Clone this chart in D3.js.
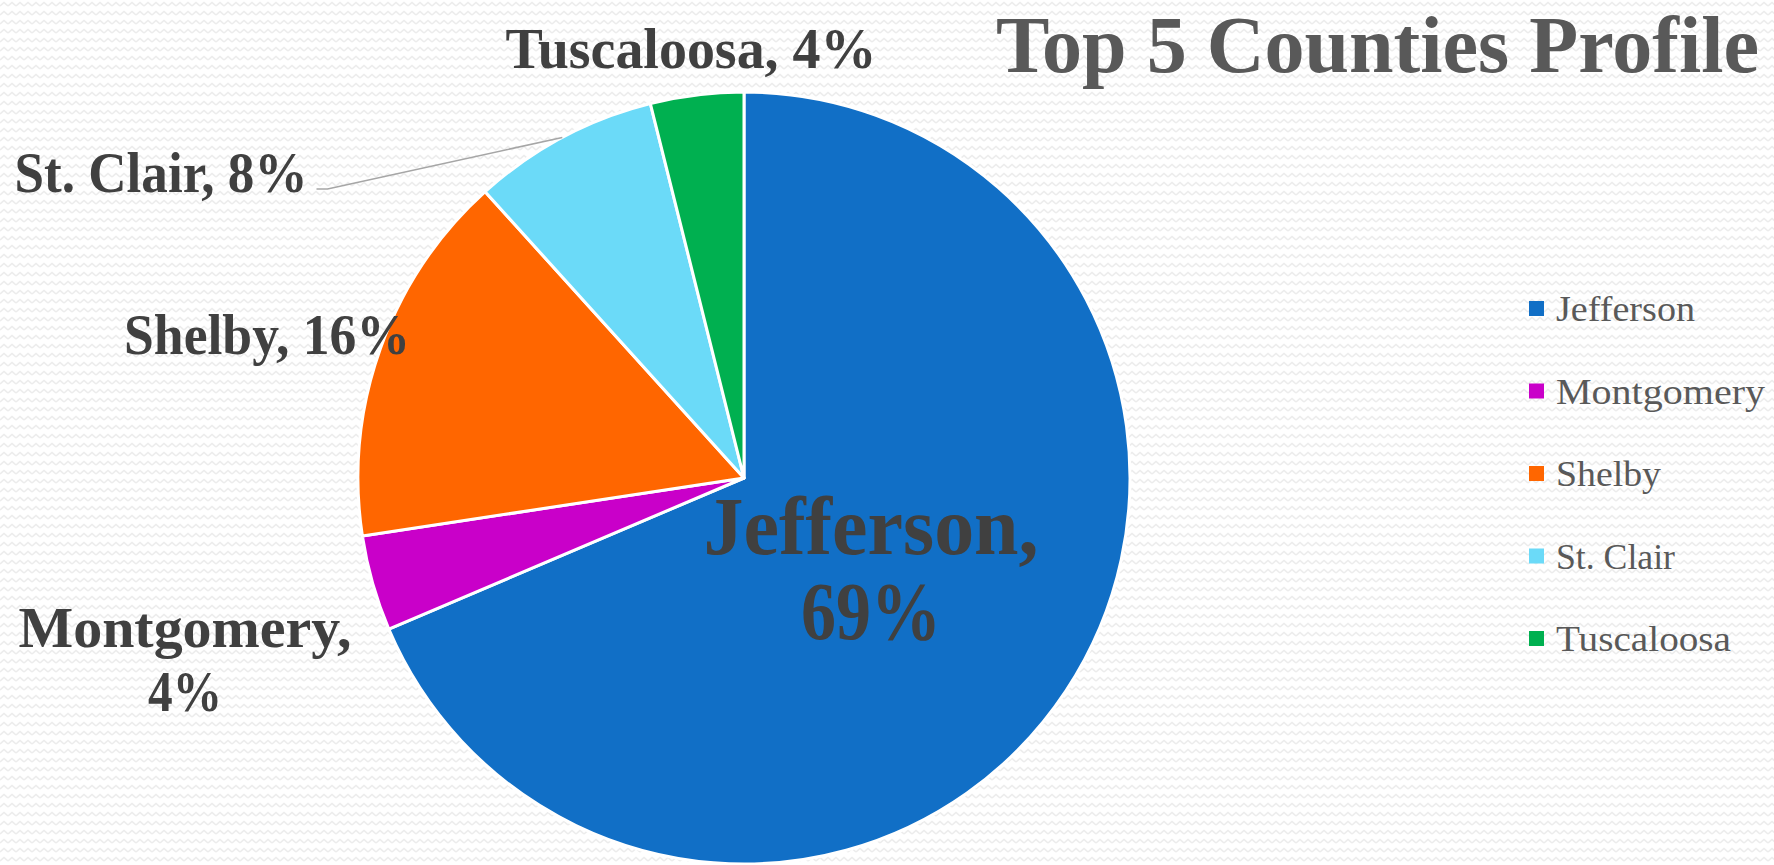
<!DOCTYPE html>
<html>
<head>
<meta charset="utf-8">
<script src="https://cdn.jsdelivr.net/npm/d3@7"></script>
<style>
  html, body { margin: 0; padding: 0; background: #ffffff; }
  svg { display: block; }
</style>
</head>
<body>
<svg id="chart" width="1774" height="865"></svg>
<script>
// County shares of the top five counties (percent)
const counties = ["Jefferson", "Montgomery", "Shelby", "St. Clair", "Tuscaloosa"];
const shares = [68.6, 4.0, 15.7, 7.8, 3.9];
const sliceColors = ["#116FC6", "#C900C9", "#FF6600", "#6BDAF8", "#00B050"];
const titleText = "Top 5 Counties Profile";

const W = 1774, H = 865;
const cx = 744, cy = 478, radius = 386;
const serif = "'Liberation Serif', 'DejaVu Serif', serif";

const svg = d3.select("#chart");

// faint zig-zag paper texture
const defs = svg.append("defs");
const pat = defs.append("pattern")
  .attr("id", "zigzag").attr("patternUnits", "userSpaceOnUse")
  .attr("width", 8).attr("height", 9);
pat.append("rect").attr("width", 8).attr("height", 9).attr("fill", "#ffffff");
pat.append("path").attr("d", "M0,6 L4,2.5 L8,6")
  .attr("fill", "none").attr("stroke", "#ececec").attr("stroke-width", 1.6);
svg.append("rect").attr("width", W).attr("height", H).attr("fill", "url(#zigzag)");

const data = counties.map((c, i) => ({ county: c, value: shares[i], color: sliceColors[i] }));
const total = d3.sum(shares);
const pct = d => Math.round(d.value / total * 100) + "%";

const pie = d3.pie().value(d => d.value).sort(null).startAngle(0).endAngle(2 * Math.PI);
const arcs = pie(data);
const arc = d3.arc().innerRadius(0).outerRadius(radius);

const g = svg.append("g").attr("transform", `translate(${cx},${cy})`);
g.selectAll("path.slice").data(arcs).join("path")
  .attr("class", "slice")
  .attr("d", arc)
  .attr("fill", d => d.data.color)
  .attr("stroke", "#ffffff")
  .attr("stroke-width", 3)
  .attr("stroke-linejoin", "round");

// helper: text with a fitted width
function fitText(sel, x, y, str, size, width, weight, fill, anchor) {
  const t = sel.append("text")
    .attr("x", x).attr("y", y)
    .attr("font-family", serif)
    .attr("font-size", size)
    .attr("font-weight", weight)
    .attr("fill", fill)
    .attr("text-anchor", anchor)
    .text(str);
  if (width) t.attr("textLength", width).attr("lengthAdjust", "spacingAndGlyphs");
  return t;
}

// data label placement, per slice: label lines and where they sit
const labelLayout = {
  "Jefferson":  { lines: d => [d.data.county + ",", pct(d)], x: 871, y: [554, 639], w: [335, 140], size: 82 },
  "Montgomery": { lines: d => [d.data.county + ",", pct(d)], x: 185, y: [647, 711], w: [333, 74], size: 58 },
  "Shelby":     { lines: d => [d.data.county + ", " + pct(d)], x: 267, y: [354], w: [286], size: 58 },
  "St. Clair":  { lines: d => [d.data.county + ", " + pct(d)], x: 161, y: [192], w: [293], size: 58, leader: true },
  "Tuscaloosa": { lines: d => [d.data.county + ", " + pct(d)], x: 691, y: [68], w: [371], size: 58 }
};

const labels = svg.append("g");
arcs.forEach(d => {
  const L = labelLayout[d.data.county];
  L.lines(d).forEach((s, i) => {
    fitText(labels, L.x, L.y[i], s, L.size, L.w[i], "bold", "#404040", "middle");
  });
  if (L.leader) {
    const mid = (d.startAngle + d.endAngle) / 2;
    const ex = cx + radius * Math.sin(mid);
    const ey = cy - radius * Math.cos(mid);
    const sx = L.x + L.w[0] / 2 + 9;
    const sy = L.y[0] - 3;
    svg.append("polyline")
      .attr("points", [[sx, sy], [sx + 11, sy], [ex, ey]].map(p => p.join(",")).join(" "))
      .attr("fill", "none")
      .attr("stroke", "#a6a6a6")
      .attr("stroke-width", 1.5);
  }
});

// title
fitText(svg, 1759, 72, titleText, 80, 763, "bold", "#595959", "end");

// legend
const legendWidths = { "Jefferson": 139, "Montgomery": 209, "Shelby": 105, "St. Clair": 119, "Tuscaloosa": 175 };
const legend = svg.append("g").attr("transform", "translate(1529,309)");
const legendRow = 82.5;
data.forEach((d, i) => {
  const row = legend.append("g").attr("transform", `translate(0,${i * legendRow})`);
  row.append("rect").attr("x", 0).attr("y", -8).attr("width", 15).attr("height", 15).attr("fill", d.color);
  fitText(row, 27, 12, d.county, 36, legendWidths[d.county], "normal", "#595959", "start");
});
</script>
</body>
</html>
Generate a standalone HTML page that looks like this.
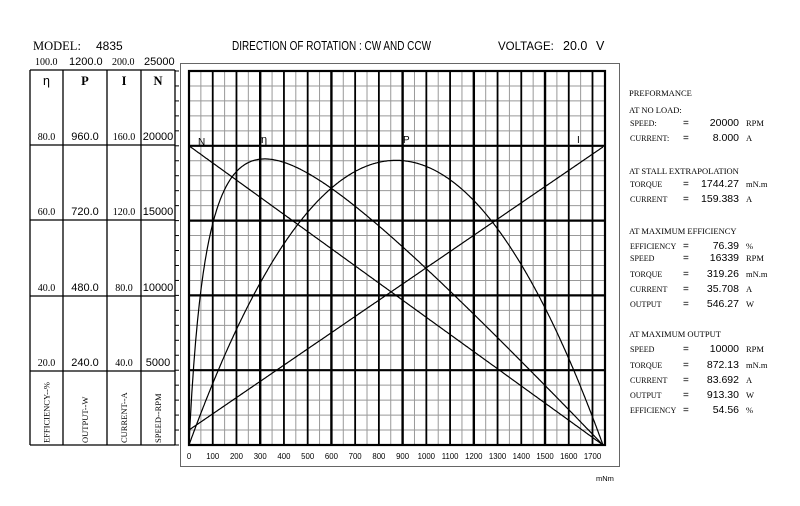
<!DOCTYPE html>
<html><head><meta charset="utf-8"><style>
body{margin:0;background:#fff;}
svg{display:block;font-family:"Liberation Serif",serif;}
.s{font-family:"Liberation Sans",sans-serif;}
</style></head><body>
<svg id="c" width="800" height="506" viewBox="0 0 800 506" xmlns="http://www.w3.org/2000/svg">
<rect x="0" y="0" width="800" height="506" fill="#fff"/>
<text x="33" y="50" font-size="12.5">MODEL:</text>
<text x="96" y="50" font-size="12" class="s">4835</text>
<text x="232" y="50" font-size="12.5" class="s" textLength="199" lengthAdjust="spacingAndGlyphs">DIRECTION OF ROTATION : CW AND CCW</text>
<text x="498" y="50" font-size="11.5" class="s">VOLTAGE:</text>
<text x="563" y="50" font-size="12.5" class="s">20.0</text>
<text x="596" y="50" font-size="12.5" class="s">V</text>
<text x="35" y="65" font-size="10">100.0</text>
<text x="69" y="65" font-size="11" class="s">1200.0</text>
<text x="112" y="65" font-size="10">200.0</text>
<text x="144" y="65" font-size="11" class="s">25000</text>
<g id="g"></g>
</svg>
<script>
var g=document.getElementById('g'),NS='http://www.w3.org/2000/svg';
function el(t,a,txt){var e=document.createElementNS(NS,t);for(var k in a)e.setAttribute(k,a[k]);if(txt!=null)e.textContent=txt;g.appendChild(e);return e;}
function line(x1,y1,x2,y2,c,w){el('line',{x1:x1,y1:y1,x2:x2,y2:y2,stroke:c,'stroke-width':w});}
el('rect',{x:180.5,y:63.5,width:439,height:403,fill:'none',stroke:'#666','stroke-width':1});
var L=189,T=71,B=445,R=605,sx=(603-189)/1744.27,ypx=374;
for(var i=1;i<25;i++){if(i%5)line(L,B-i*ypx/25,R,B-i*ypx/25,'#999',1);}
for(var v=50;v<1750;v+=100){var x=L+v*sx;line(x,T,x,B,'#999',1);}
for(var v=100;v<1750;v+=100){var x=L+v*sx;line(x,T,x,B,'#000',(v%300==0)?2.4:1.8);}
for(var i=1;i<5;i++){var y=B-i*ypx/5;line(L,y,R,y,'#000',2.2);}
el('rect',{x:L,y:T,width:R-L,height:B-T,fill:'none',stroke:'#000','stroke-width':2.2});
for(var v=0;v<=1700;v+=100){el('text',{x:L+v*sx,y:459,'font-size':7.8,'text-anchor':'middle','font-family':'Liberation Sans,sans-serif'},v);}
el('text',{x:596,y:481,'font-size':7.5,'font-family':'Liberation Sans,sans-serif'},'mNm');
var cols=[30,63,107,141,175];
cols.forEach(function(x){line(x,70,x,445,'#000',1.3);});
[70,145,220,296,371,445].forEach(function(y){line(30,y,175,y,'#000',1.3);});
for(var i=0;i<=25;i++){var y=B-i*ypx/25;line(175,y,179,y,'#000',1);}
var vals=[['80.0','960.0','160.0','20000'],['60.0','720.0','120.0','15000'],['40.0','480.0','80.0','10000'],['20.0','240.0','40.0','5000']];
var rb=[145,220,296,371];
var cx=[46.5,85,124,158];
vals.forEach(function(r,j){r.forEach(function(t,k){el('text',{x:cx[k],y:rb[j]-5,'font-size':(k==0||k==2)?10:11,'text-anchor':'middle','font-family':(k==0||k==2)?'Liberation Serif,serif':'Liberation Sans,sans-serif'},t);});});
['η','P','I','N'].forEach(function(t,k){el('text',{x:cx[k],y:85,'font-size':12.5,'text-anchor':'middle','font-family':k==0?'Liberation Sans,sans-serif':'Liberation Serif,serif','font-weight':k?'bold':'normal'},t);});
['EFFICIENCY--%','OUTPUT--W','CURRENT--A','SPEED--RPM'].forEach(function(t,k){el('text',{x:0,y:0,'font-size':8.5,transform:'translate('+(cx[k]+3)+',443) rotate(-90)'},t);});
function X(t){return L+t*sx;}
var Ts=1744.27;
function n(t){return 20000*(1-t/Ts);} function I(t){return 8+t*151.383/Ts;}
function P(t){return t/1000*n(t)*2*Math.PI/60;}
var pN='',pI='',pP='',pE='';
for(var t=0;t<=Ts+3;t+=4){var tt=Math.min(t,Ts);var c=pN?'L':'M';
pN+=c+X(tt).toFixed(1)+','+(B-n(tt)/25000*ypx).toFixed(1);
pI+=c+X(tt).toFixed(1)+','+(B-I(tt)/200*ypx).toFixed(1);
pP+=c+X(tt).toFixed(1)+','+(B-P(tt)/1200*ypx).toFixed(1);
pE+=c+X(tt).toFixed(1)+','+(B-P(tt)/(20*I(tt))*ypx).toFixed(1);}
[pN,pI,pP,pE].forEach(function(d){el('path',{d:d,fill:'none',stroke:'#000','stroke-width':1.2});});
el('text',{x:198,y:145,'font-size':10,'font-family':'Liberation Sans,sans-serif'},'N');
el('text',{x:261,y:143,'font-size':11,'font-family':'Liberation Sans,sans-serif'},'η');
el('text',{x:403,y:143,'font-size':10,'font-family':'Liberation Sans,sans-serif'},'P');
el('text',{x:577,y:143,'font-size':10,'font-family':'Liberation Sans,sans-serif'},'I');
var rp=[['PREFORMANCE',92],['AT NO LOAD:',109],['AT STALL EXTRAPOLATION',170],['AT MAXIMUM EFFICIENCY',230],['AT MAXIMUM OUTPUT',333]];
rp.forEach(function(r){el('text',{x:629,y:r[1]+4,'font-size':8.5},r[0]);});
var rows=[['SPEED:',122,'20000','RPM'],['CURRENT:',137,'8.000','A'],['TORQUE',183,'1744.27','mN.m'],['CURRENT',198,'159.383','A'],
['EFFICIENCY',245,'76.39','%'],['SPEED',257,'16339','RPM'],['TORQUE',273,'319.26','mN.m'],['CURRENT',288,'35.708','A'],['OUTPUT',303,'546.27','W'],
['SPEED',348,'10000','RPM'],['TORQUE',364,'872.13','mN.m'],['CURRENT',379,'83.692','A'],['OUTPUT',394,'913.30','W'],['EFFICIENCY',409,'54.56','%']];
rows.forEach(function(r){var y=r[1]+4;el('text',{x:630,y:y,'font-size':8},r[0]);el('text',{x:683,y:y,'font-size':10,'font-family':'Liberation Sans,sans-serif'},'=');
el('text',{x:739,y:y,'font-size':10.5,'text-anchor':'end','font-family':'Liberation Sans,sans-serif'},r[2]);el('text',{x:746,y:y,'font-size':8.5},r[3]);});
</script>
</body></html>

--

• **AIM OF THE TASK**
Using the data above, say how many lines include "this". No other reply is needed.

• **OUTPUT**
2